The Devil Wears Prada

This review has been ‘repurposed’ from my other site, theOneliner.com

There’s one thing you can’t help but acknowledge as genius on the creators of flyaway teen fluff The Devil Wears Prada‘s part, and that’s the casting of Meryl Streep as a hateful, irritating, soulless superbitch. Life and art in perfect harmony.

The rest of the film remains a comfortable distance from genius, although it’s actually not quite the painful horrorshow anyone outside the target audience of tweenage girls might expect. By that statement I mean that it’s merely a painful waste of time and effort, rather than explicitly causing your brain to melt and dribble gently out of your earholes, and that’s about as strong a recommendation as I’ll muster for it.

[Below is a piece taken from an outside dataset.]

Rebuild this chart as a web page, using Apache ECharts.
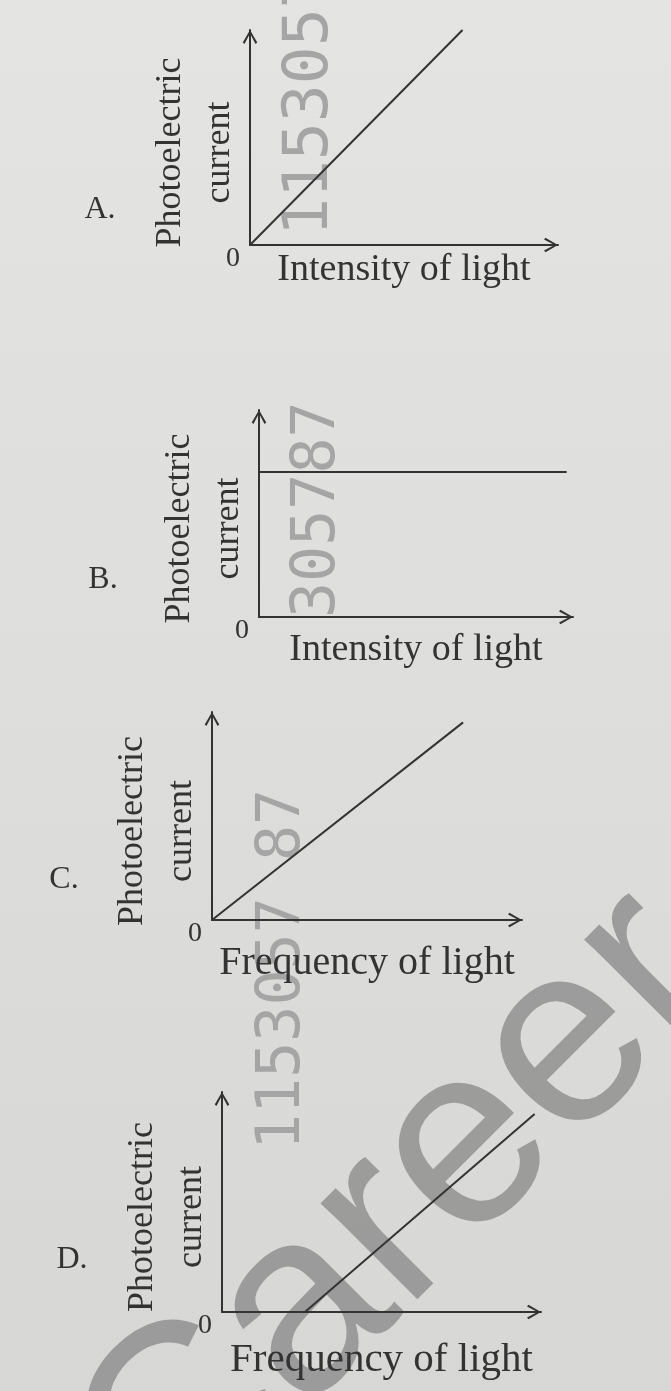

Oh, yeah. Plot recap. I forgot, because it’s very easy to forget. Miranda Priestly (Streep) rules Vogue substitute magazine Runway with the sort of charming reasonableness and delicacy you might expect of a Stalin / Margaret Thatcher hybrid. Her uniquely demanding man-management style creates an employment opportunity in the role of PA cum dogsbody, which is filled by the distinctly unglamorous Andy Sachs (Anne Hathaway). Thinking that this high profile appointment will help her network with magazine editor-types of the ‘serious’ journalism she really wants to be doing, she descends into this unfamiliar world of high fashion that she treats with disdain and contempt, until for some reason too forgettable to remember she suddenly starts caring, gets a makeover and plunges headlong into haute couture.

Ah, but what cost pretty clothing? Sure, they may be freebies from the wardrobe department, but the attendant on-call all-hours servicing of Priestly’s increasingly unfeasible demands starts cutting into Andy’s personal life, straining relationships with her circle of friends and critically her boyfriend. Intra-office rivalries with fellow PA, the snippy Emily (Emily Blunt) who feels justifiably threatened by Andy’s competence hardly helps matters regardless of how often we are implored to just all get along. With crushing, painted by numbers inevitability, Andy soon finds that she has become the thing she most hated – a broccoli sandwich. That can’t be right. Let me check my notes. Ah.

Andy soon finds that she has become the thing she most hated – a career-obsessed, self-centred bee-hatch not a million miles removed from the dread Priestly herself. Oh noes! What a shocker, who’d have thunk it, so on, so forth. It’s not the damning indictment of image driven fashionistas that you may possibly expect given the bombastic title. Instead, it’s the same trite “don’t try to be what you’re not” homily that’s been driven rather successfully into the ground by this point.

You’ll have to pardon my colossal lack of surprise at how this all plays out and resolves itself, but this has to be the umpteenth variation on the theme I’ve seen in my short life that’s largely been dedicated to avoiding this sort of thing, so lord knows how familiar it will seem to the ten to fifteen year old girls that this is largely aimed at who get at least one of these a month to suffer through.

Admittedly, that’s the film’s only major failing. For once the intense dislike I have for Streep is channeled into a character that’s supposed to be loathsome, so that works out nicely. Hathaway is a picture of amiability and the supporting cast are playing to above average levels, including an excellent scenery chewing Stanley Tucci.

I suppose if you want to see something of this genotype, this is as good as you can hope for while still remaining in the boilerplate district. However, it’s this steadfast refusal to deviate from type that makes it a complete waste of time for everyone else, or anyone who remembers something similar. Like, say, the similarly Hathaway infused The Princess Diaries. Consider yourself warned.